#### YOUR OBJECTIVE:
Print the lines of the listing below verbatim from its first line through the line bearing "6, bottom: 6". Any pictures are to be omitted.

#### SUPPLIED DATA:
══════════

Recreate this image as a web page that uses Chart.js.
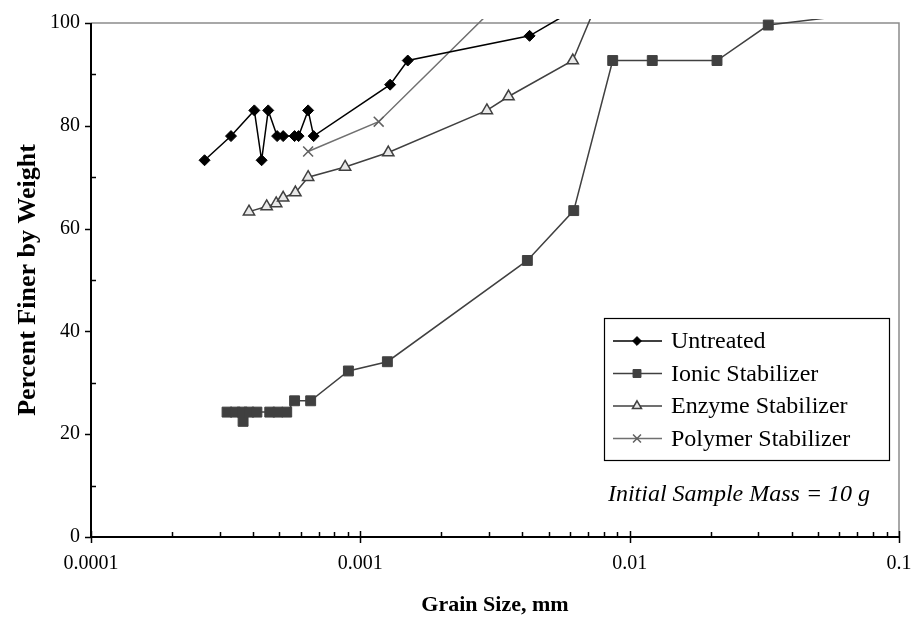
<!DOCTYPE html>
<html>
<head>
<meta charset="utf-8">
<script src="https://cdn.jsdelivr.net/npm/chart.js@4/dist/chart.umd.min.js"></script>
<style>
  html, body { margin: 0; padding: 0; background: #fff; }
  #chart { display: block; }
</style>
</head>
<body>
<canvas id="chart" width="915" height="623"></canvas>
<script>
// grain size (mm) and percent finer
var untreatedX = [0.000264, 0.000331, 0.000404, 0.00043, 0.000455, 0.000491, 0.000517, 0.00057, 0.00059, 0.00064, 0.000671, 0.00129, 0.0015, 0.00425, 0.0087];
var untreatedY = [73.3, 78, 83, 73.3, 83, 78, 78, 78, 78, 83, 78, 88, 92.7, 97.5, 107];

var ionicX = [0.00032, 0.000343, 0.000364, 0.000367, 0.000386, 0.000413, 0.000461, 0.000494, 0.000533, 0.00057, 0.000654, 0.000903, 0.00126, 0.00417, 0.0062, 0.00865, 0.01213, 0.0211, 0.0327, 0.07];
var ionicY = [24.3, 24.3, 24.3, 22.5, 24.3, 24.3, 24.3, 24.3, 24.3, 26.5, 26.5, 32.3, 34.1, 53.8, 63.5, 92.7, 92.7, 92.7, 99.6, 101.7];

var enzymeX = [0.000386, 0.000449, 0.000487, 0.000517, 0.000574, 0.00064, 0.000878, 0.00127, 0.00295, 0.00355, 0.00615, 0.0087];
var enzymeY = [63.3, 64.3, 64.9, 66.0, 67.0, 70.0, 72.0, 74.8, 83.0, 85.7, 92.7, 111.5];

var polymerX = [0.00064, 0.00117, 0.0043];
var polymerY = [75, 80.8, 110];

var seriesNames = ['Untreated', 'Ionic Stabilizer', 'Enzyme Stabilizer', 'Polymer Stabilizer'];
var xTickValues = [0.0001, 0.001, 0.01, 0.1];
var xTickLabels = ['0.0001', '0.001', '0.01', '0.1'];
var yTickValues = [0, 20, 40, 60, 80, 100];
var noteText = 'Initial Sample Mass = 10 g';

function toPoints(xs, ys) {
    var pts = [];
    for (var i = 0; i < xs.length; i++) pts.push({ x: xs[i], y: ys[i] });
    return pts;
}

var SERIF = '"Liberation Serif", "Times New Roman", serif';
var CLIP = { left: 6, top: 4, right: 6, bottom: 6 };

// axes, tick marks, legend box and note
var framePlugin = {
    id: 'frame',
    beforeDatasetsDraw: function (chart) {
        var ctx = chart.ctx;
        var a = chart.chartArea;
        var xs = chart.scales.x;
        var ys = chart.scales.y;
        ctx.save();
        // top and right border (light)
        ctx.strokeStyle = '#8c8c8c';
        ctx.lineWidth = 1.5;
        ctx.beginPath();
        ctx.moveTo(a.left, a.top);
        ctx.lineTo(a.right, a.top);
        ctx.lineTo(a.right, a.bottom);
        ctx.stroke();

        ctx.strokeStyle = '#000';
        ctx.lineWidth = 1.5;
        // y minor ticks (inside)
        for (var v = 10; v < 100; v += 20) {
            var py = Math.round(ys.getPixelForValue(v)) + 0.5;
            ctx.beginPath();
            ctx.moveTo(a.left, py);
            ctx.lineTo(a.left + 5, py);
            ctx.stroke();
        }
        // y major ticks (outside)
        yTickValues.forEach(function (t) {
            var py = Math.round(ys.getPixelForValue(t)) + 0.5;
            ctx.beginPath();
            ctx.moveTo(a.left - 6, py);
            ctx.lineTo(a.left, py);
            ctx.stroke();
        });
        // x minor ticks (inside)
        for (var d = -4; d < -1; d++) {
            for (var m = 2; m <= 9; m++) {
                var px = Math.round(xs.getPixelForValue(m * Math.pow(10, d))) + 0.5;
                ctx.beginPath();
                ctx.moveTo(px, a.bottom);
                ctx.lineTo(px, a.bottom - 5);
                ctx.stroke();
            }
        }
        // x major ticks (crossing)
        xTickValues.forEach(function (t) {
            var px = Math.round(xs.getPixelForValue(t)) + 0.5;
            ctx.beginPath();
            ctx.moveTo(px, a.bottom - 6);
            ctx.lineTo(px, a.bottom + 6);
            ctx.stroke();
        });
        // axis lines
        ctx.lineWidth = 2;
        ctx.beginPath();
        ctx.moveTo(a.left, a.top);
        ctx.lineTo(a.left, a.bottom);
        ctx.lineTo(a.right, a.bottom);
        ctx.stroke();
        ctx.restore();
    },
    afterDraw: function (chart) {
        var ctx = chart.ctx;
        var sets = chart.data.datasets;
        ctx.save();
        // legend box
        var bx = 604, by = 318, bw = 285, bh = 142;
        ctx.fillStyle = '#fff';
        ctx.fillRect(bx, by, bw, bh);
        ctx.strokeStyle = '#000';
        ctx.lineWidth = 1.2;
        ctx.strokeRect(bx + 0.5, by + 0.5, bw, bh);
        ctx.font = '24px ' + SERIF;
        ctx.textBaseline = 'middle';
        ctx.textAlign = 'left';
        for (var i = 0; i < sets.length; i++) {
            var ds = sets[i];
            var ry = 341 + i * 32.5;
            ctx.strokeStyle = ds.borderColor;
            ctx.lineWidth = ds.borderWidth;
            ctx.beginPath();
            ctx.moveTo(613, ry);
            ctx.lineTo(662, ry);
            ctx.stroke();
            ctx.fillStyle = ds.pointBackgroundColor;
            ctx.strokeStyle = ds.pointBorderColor;
            ctx.lineWidth = ds.pointBorderWidth;
            Chart.helpers.drawPoint(ctx, {
                pointStyle: ds.pointStyle,
                radius: ds.pointRadius * 0.8,
                rotation: 0,
                borderWidth: ds.pointBorderWidth
            }, 637, ry);
            ctx.fillStyle = '#000';
            ctx.fillText(ds.label, 671, ry + 1);
        }
        // note
        ctx.font = 'italic 24px ' + SERIF;
        ctx.fillStyle = '#000';
        ctx.textAlign = 'center';
        ctx.fillText(noteText, 739, 495);
        ctx.restore();
    }
};

var ctx = document.getElementById('chart').getContext('2d');
var chart = new Chart(ctx, {
    type: 'scatter',
    data: {
        datasets: [{
            label: seriesNames[0],
            data: toPoints(untreatedX, untreatedY),
            showLine: true,
            borderColor: '#000',
            borderWidth: 1.5,
            pointStyle: 'rectRot',
            pointRadius: 5.5,
            pointBackgroundColor: '#000',
            pointBorderColor: '#000',
            pointBorderWidth: 1,
            clip: CLIP,
        }, {
            label: seriesNames[1],
            data: toPoints(ionicX, ionicY),
            showLine: true,
            borderColor: '#404040',
            borderWidth: 1.5,
            pointStyle: 'rect',
            pointRadius: 7,
            pointBackgroundColor: '#404040',
            pointBorderColor: '#404040',
            pointBorderWidth: 1,
            clip: CLIP,
        }, {
            label: seriesNames[2],
            data: toPoints(enzymeX, enzymeY),
            showLine: true,
            borderColor: '#404040',
            borderWidth: 1.5,
            pointStyle: 'triangle',
            pointRadius: 6.5,
            pointBackgroundColor: '#e8e8e8',
            pointBorderColor: '#404040',
            pointBorderWidth: 1.5,
            clip: CLIP,
        }, {
            label: seriesNames[3],
            data: toPoints(polymerX, polymerY),
            showLine: true,
            borderColor: '#707070',
            borderWidth: 1.5,
            pointStyle: 'crossRot',
            pointRadius: 7,
            pointBackgroundColor: '#606060',
            pointBorderColor: '#606060',
            pointBorderWidth: 1.5,
            clip: CLIP,
        }],
    },
    options: {
        responsive: false,
        animation: false,
        devicePixelRatio: 1,
        layout: { padding: { top: 18, right: 16, bottom: 0, left: 0 } },
        plugins: {
            legend: { display: false },
            tooltip: { enabled: false },
        },
        elements: { line: { tension: 0 } },
        scales: {
            x: {
                type: 'logarithmic',
                min: 0.0001,
                max: 0.1,
                grid: { display: false, drawTicks: false },
                border: { display: false },
                afterBuildTicks: function (scale) {
                    scale.ticks = xTickValues.map(function (v) { return { value: v }; });
                },
                afterFit: function (scale) {
                    scale.height = 86;
                    scale.paddingLeft = 0;
                    scale.paddingRight = 0;
                },
                ticks: {
                    autoSkip: false,
                    maxRotation: 0,
                    padding: 15,
                    color: '#000',
                    font: { family: SERIF, size: 20 },
                    callback: function (value, index) { return xTickLabels[index]; },
                },
                title: {
                    display: true,
                    text: 'Grain Size, mm',
                    color: '#000',
                    font: { family: SERIF, size: 22, weight: 'bold' },
                    padding: { top: 0, bottom: 4 },
                },
            },
            y: {
                min: 0,
                max: 100,
                grid: { display: false, drawTicks: false },
                border: { display: false },
                afterBuildTicks: function (scale) {
                    scale.ticks = yTickValues.map(function (v) { return { value: v }; });
                },
                afterFit: function (scale) { scale.width = 91; },
                ticks: {
                    padding: 11,
                    color: '#000',
                    font: { family: SERIF, size: 20 },
                },
                title: {
                    display: true,
                    text: 'Percent Finer by Weight',
                    color: '#000',
                    font: { family: SERIF, size: 26, weight: 'bold' },
                    padding: { top: 13, bottom: 0 },
                },
            },
        },
    },
    plugins: [framePlugin],
});
</script>
</body>
</html>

══════════

#### RESPONSE:
Recreate this image as a web page that uses Chart.js.
<!DOCTYPE html>
<html>
<head>
<meta charset="utf-8">
<script src="https://cdn.jsdelivr.net/npm/chart.js@4/dist/chart.umd.min.js"></script>
<style>
  html, body { margin: 0; padding: 0; background: #fff; }
  #chart { display: block; }
</style>
</head>
<body>
<canvas id="chart" width="915" height="623"></canvas>
<script>
// grain size (mm) and percent finer
var untreatedX = [0.000264, 0.000331, 0.000404, 0.00043, 0.000455, 0.000491, 0.000517, 0.00057, 0.00059, 0.00064, 0.000671, 0.00129, 0.0015, 0.00425, 0.0087];
var untreatedY = [73.3, 78, 83, 73.3, 83, 78, 78, 78, 78, 83, 78, 88, 92.7, 97.5, 107];

var ionicX = [0.00032, 0.000343, 0.000364, 0.000367, 0.000386, 0.000413, 0.000461, 0.000494, 0.000533, 0.00057, 0.000654, 0.000903, 0.00126, 0.00417, 0.0062, 0.00865, 0.01213, 0.0211, 0.0327, 0.07];
var ionicY = [24.3, 24.3, 24.3, 22.5, 24.3, 24.3, 24.3, 24.3, 24.3, 26.5, 26.5, 32.3, 34.1, 53.8, 63.5, 92.7, 92.7, 92.7, 99.6, 101.7];

var enzymeX = [0.000386, 0.000449, 0.000487, 0.000517, 0.000574, 0.00064, 0.000878, 0.00127, 0.00295, 0.00355, 0.00615, 0.0087];
var enzymeY = [63.3, 64.3, 64.9, 66.0, 67.0, 70.0, 72.0, 74.8, 83.0, 85.7, 92.7, 111.5];

var polymerX = [0.00064, 0.00117, 0.0043];
var polymerY = [75, 80.8, 110];

var seriesNames = ['Untreated', 'Ionic Stabilizer', 'Enzyme Stabilizer', 'Polymer Stabilizer'];
var xTickValues = [0.0001, 0.001, 0.01, 0.1];
var xTickLabels = ['0.0001', '0.001', '0.01', '0.1'];
var yTickValues = [0, 20, 40, 60, 80, 100];
var noteText = 'Initial Sample Mass = 10 g';

function toPoints(xs, ys) {
    var pts = [];
    for (var i = 0; i < xs.length; i++) pts.push({ x: xs[i], y: ys[i] });
    return pts;
}

var SERIF = '"Liberation Serif", "Times New Roman", serif';
var CLIP = { left: 6, top: 4, right: 6, bottom: 6 };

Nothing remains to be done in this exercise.